In much of the Sahel today, discussions about the future are changing. Noting the failure of the State to smash the terrorists and traffickers, there is a lot of conversations on negotiating with them and seeking a modus vivendi. It was Mauritania that showed the path. In 2011, the government negotiated with the terrorists and made an accord. The terrorists will not engage in attacks within the national territory. In compensation, some of them would be absorbed within State structures, the system of the Islamic education cursus would be recognized and their graduates employed by government and Islamic law, specifically, the Maliki school of law, would be accepted by both sides in adjudication cases. Since the accord, there has been no terrorists’ attacks with Mauritania while the other countries have been suffering massively, especially the 3-fronters zone between Mali, Burkina Faso and Niger. It is therefore not surprising that other Sahelian countries are contemplating the path of negotiations. There is also a push to accept Islamic religious leaders as legitimate interlocutors that could make a difference. In Mali for example, Imam Dicko has proved his great capacity to impact on social, religious and political processes over the years. The possibilities are however structured within the context of traditional (and more peaceful African) Sufi Islam and the newer Salafist (and more violent) rendition of Islam. Navigating this labyrinth is no easy task.

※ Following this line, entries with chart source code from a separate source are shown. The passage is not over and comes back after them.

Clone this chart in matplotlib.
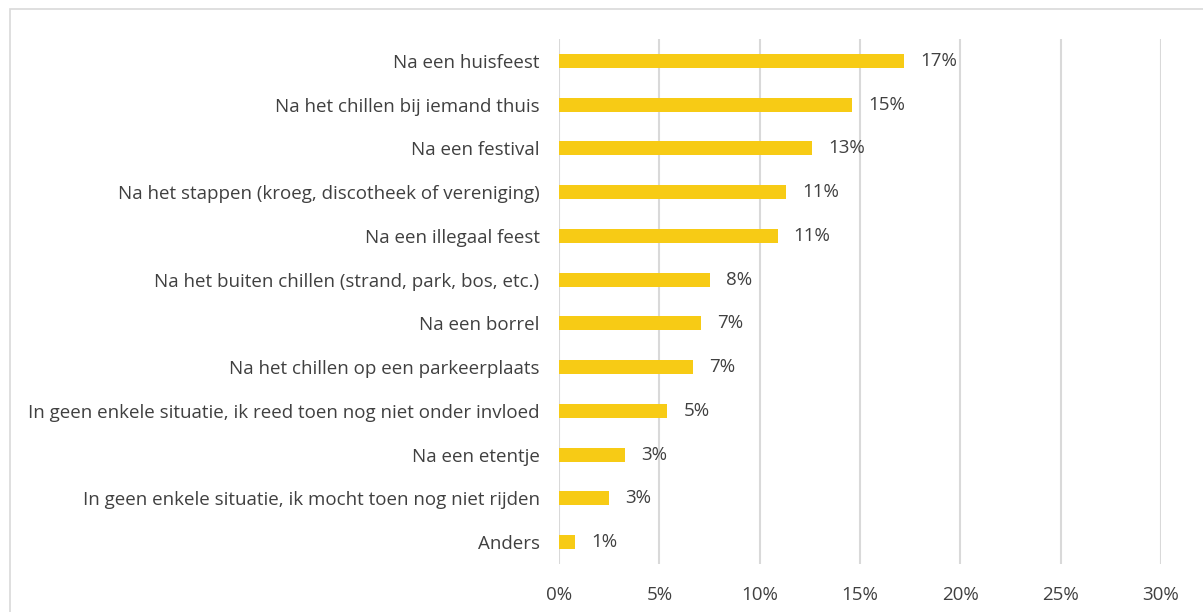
import matplotlib
matplotlib.use("Agg")
import matplotlib.pyplot as plt
from matplotlib.patches import Rectangle

# categories, top to bottom
categories = [
    "Na een huisfeest",
    "Na het chillen bij iemand thuis",
    "Na een festival",
    "Na het stappen (kroeg, discotheek of vereniging)",
    "Na een illegaal feest",
    "Na het buiten chillen (strand, park, bos, etc.)",
    "Na een borrel",
    "Na het chillen op een parkeerplaats",
    "In geen enkele situatie, ik reed toen nog niet onder invloed",
    "Na een etentje",
    "In geen enkele situatie, ik mocht toen nog niet rijden",
    "Anders",
]
values = [17.2, 14.6, 12.6, 11.3, 10.9, 7.5, 7.1, 6.7, 5.4, 3.3, 2.5, 0.8]
value_labels = ["17%", "15%", "13%", "11%", "11%", "8%", "7%", "7%", "5%", "3%", "3%", "1%"]
ticks = [0, 5, 10, 15, 20, 25, 30]
tick_labels = ["0%", "5%", "10%", "15%", "20%", "25%", "30%"]

plt.rcParams["font.family"] = ["Open Sans", "DejaVu Sans"]
text_color = "#404040"
fs = 13.5

fig = plt.figure(figsize=(12.03, 6.12), dpi=100)
ax = fig.add_axes([559 / 1203, 1 - 564 / 612, (1161 - 559) / 1203, (564 - 39) / 612])

y = list(range(len(categories)))
ax.barh(y, values, height=0.32, color="#F7CB15", zorder=3)
ax.set_ylim(len(categories) - 0.5, -0.5)
ax.set_xlim(0, 30)

for yi, v, lab in zip(y, values, value_labels):
    ax.text(v + 0.8, yi, lab, va="center", ha="left", fontsize=fs, color=text_color)

ax.set_yticks(y)
ax.set_yticklabels(categories, fontsize=fs, color=text_color)
ax.set_xticks(ticks)
ax.set_xticklabels(tick_labels, fontsize=fs, color=text_color)
ax.tick_params(axis="both", length=0)
ax.tick_params(axis="y", pad=14)
ax.tick_params(axis="x", pad=16)
ax.grid(axis="x", color="#D9D9D9", linewidth=1.5, zorder=0)
for s in ax.spines.values():
    s.set_visible(False)

# outer chart border
fig.patches.append(Rectangle((10 / 1203, -0.01), 1.1, 1 - 9 / 612 + 0.01,
                             transform=fig.transFigure, fill=False,
                             edgecolor="#D9D9D9", linewidth=1.2))

fig.savefig("out.png", dpi=100)
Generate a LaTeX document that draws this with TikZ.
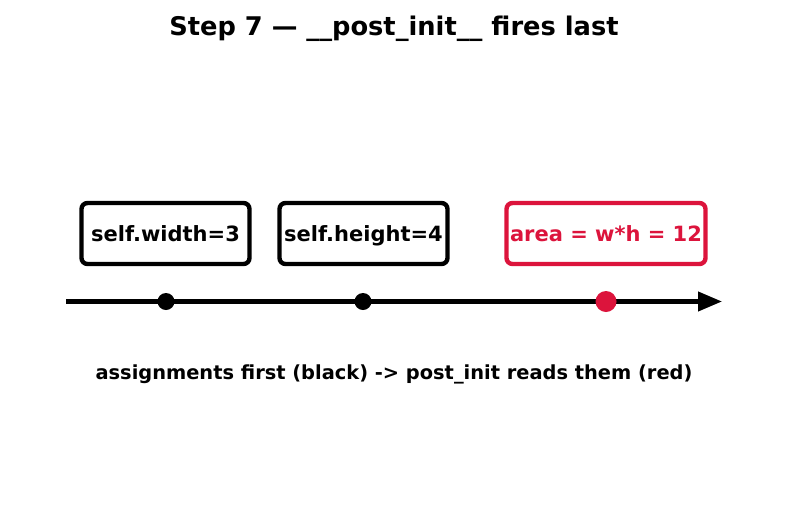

The conversations mapped out a road map for a more secure future in the Sahel. Sahelian scholars and their institutions must take the initiative of using geopolitical analysis that places strategic considerations in the hands of Africans rather than France, United States and Russia. The median age in the Sahel is 19 while many of the political leaders are old men. Governance must bring in inclusive practices that place the youth, women and marginalized groups in the centre of the State project. Within national contexts, policies are often drawn without consultations and local specificities are ignored. Often causing policy failures and conflicts that endure. The Sahel, indeed Africa, must learn to open a new page that works for it.